Mudcat Grant, a teammate of each of these former Reading Indians either in the minor leagues or at Cleveland, is now a jazz musician, active with several charities, and author of Thirteen Black Aces, a book on the thirteen African American pitchers who each won twenty games. Grant recently reflected on problems encountered by African American players at that time: “There was not just an issue of whether a black player was better than a white player in order to get a position. There was another issue that certain teams had—which was how many blacks they had on the team. For black baseball players it was just a way of life they had to deal with” (Grant 2005).
Although at that time the “color line” in baseball had been nominally broken, attitudes and policies within professional baseball had to change before there would be a level playing field for African American players. Fortunately, things eventually did improve over the course of the ensuing decades. As times moved on in baseball, so did the franchises in Reading. The Indians left town twice—in 1961, then again in 1965. In between each of the Indians’ exits, the Reading Red Sox spent two years in town, but they left after the 1964 season.

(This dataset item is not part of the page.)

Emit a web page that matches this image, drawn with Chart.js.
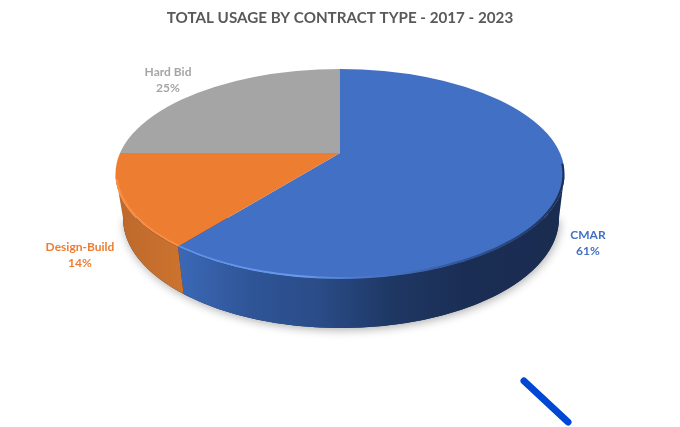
<!DOCTYPE html>
<html>
<head>
<meta charset="utf-8">
<style>html,body{margin:0;padding:0;background:#fff}canvas{display:block}</style>
<script src="https://cdn.jsdelivr.net/npm/chart.js@4"></script>
</head>
<body>
<canvas id="c" width="680" height="427"></canvas>
<script>
const categories = ['CMAR', 'Design-Build', 'Hard Bid'];
const shares = [61, 14, 25];
const sliceColors = ['#4270c4', '#ed7d31', '#a5a5a5'];
const titleText = 'TOTAL USAGE BY CONTRACT TYPE - 2017 - 2023';

// 3D look of the pie
const apex = {x: 340, y: 153};
const squash = 0.478;
const topFace = {x: 340, y: 174, rx: 224.5, ry: 105};
const bottomFace = {x: 341, y: 218, rx: 218, ry: 110};
const labelAnchors = [{x: 588, y: 235}, {x: 80, y: 247}, {x: 168, y: 72}];

function rimParam(a) {
  // ray from the apex along the squashed direction, hit on the top ellipse
  const dx = Math.cos(a), dy = Math.sin(a) * squash;
  const ox = (apex.x - topFace.x) / topFace.rx, oy = (apex.y - topFace.y) / topFace.ry;
  const ux = dx / topFace.rx, uy = dy / topFace.ry;
  const A = ux * ux + uy * uy, B = 2 * (ox * ux + oy * uy), C = ox * ox + oy * oy - 1;
  const k = (-B + Math.sqrt(B * B - 4 * A * C)) / (2 * A);
  return Math.atan2(oy + uy * k, ox + ux * k);
}
function norm(a) { while (a < 0) a += 2 * Math.PI; while (a >= 2 * Math.PI) a -= 2 * Math.PI; return a; }

function wallGradient(ctx, i) {
  const g = ctx.createLinearGradient(topFace.x - topFace.rx, 0, topFace.x + topFace.rx, 0);
  if (i === 0) {
    g.addColorStop(0.13, '#3c69b8');
    g.addColorStop(0.30, '#2f5597');
    g.addColorStop(0.45, '#2a4c88');
    g.addColorStop(0.62, '#1e3763');
    g.addColorStop(0.80, '#1a2d53');
    g.addColorStop(1, '#1a2c50');
  } else {
    g.addColorStop(0, '#bd682c');
    g.addColorStop(0.14, '#cb722e');
  }
  return g;
}

const pie3d = {
  id: 'pie3d',
  beforeDatasetsDraw(chart) {
    const ctx = chart.ctx;
    const arcs = chart.getDatasetMeta(0).data;
    // soft shadow on the floor
    ctx.save();
    ctx.shadowColor = 'rgba(0,0,0,0.32)';
    ctx.shadowBlur = 10;
    ctx.shadowOffsetX = 1;
    ctx.shadowOffsetY = 2;
    ctx.fillStyle = '#1a2c50';
    ctx.beginPath();
    ctx.ellipse(bottomFace.x, bottomFace.y, bottomFace.rx, bottomFace.ry, 0, 0, Math.PI);
    ctx.fill();
    ctx.restore();
    // side walls
    arcs.forEach((arc, i) => {
      let t0 = norm(rimParam(arc.startAngle)), t1 = norm(rimParam(arc.endAngle));
      if (i === 0) { t0 = 0; }
      if (i === 1) { t1 = Math.PI; }
      if (i === 2) { return; }
      ctx.save();
      ctx.fillStyle = wallGradient(ctx, i);
      ctx.beginPath();
      ctx.ellipse(topFace.x, topFace.y, topFace.rx, topFace.ry, 0, t0, t1);
      ctx.ellipse(bottomFace.x, bottomFace.y, bottomFace.rx, bottomFace.ry, 0, t1, t0, true);
      ctx.closePath();
      ctx.fill();
      ctx.restore();
    });
    // squash the pie and clip it to the top face
    const arc0 = arcs[0];
    const f = 2 * topFace.rx / arc0.outerRadius;
    ctx.save();
    ctx.beginPath();
    ctx.ellipse(topFace.x, topFace.y, topFace.rx, topFace.ry, 0, 0, 2 * Math.PI);
    ctx.clip();
    ctx.translate(apex.x, apex.y);
    ctx.scale(f, f * squash);
    ctx.translate(-arc0.x, -arc0.y);
  },
  afterDatasetsDraw(chart) {
    const ctx = chart.ctx;
    ctx.restore();
    const arcs = chart.getDatasetMeta(0).data;
    // bevel highlight along the front rim, kept just inside the face
    ctx.save();
    ctx.beginPath();
    ctx.ellipse(topFace.x, topFace.y, topFace.rx, topFace.ry, 0, 0, 2 * Math.PI);
    ctx.rect(topFace.x - topFace.rx, topFace.y, 2 * topFace.rx, 40);
    ctx.clip();
    ctx.filter = 'blur(0.7px)';
    ctx.lineWidth = 2.2;
    const tSplit = norm(rimParam(arcs[0].endAngle));
    const g = ctx.createLinearGradient(178, 0, 564, 0);
    g.addColorStop(0, '#5f8fe6');
    g.addColorStop(0.32, '#6a9aec');
    g.addColorStop(0.52, 'rgba(80,120,200,0.5)');
    g.addColorStop(0.72, 'rgba(45,75,135,0.7)');
    g.addColorStop(1, 'rgba(26,44,80,0.95)');
    ctx.strokeStyle = g;
    ctx.beginPath();
    ctx.ellipse(topFace.x, topFace.y, topFace.rx - 1, topFace.ry - 1, 0, -0.1, tSplit);
    ctx.stroke();
    ctx.strokeStyle = '#f78f45';
    ctx.beginPath();
    ctx.ellipse(topFace.x, topFace.y, topFace.rx - 1, topFace.ry - 1, 0, tSplit, Math.PI - 0.05);
    ctx.stroke();
    ctx.restore();
    // data labels
    ctx.save();
    ctx.font = 'bold 12px Lato';
    ctx.textAlign = 'center';
    ctx.textBaseline = 'middle';
    categories.forEach((name, i) => {
      ctx.fillStyle = sliceColors[i];
      ctx.fillText(name, labelAnchors[i].x, labelAnchors[i].y);
      ctx.fillText(shares[i] + '%', labelAnchors[i].x, labelAnchors[i].y + 16);
    });
    ctx.restore();
    // hand-drawn blue stroke at the lower right
    ctx.save();
    ctx.strokeStyle = '#0047d6';
    ctx.lineWidth = 7;
    ctx.lineCap = 'round';
    ctx.beginPath();
    ctx.moveTo(524, 381);
    ctx.lineTo(568, 422);
    ctx.stroke();
    ctx.restore();
  }
};

new Chart(document.getElementById('c'), {
  type: 'pie',
  data: {
    labels: categories,
    datasets: [{
      data: shares,
      backgroundColor: sliceColors,
      borderWidth: 0,
      clip: false
    }]
  },
  options: {
    responsive: false,
    animation: false,
    events: [],
    plugins: {
      legend: {display: false},
      tooltip: {enabled: false},
      title: {
        display: true,
        text: titleText,
        color: '#595959',
        font: {family: 'Lato', size: 15.2, weight: 'bold'},
        padding: {top: 9, bottom: 6}
      }
    }
  },
  plugins: [pie3d]
});
</script>
</body>
</html>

Philadelphia moved its Double A franchise to Reading, with 1967 being the inaugural season for the Reading Phillies. Over the last forty years (most notably the last twenty) the Reading Phillies have not only set attendance records, winning a number of awards in the process, but also have created a “Reading Baseball Hall of Fame,” honoring a number of players who have played professionally in Reading over the years, including several African Americans. Honoring an African American player, a novelty in 1944 with “Freddie Beck Day,” is now a regular and important part of local sports tradition.
However, possibly the most important contribution that the Reading Phillies have made to the Reading African American community is just now becoming a reality—the development of a youth stadium next to the Lauer’s Park Elementary School.
The Lauer’s Park Elementary School is located in Reading’s inner city. A large number of the students at Lauer’s Park are African American or Hispanic. The RBI program was precisely designed to help children and neighborhoods in this situation. Domino stated, “We feel this facility will allow the children of the Olivets, Police Athletic League, the Sixth Ward and Reading School District to play in a first class facility right in their back yards” (Reading Phillies 2005).
The opening of Gordon Hoodak Stadium will begin an era in the Lauer’s Park neighborhood, where young athletes will be equipped with first-class baseball facilities and equipment, along with parental and community support. Maybe along the way some of those athletes who began their careers at Gordon Hoodak Stadium will sign a baseball contract, or obtain a baseball or softball college scholarship, or get a job in baseball as a result of what they learned from the education program run by the Reading Phillies. In any event, it opens great possibilities for the kids and the community.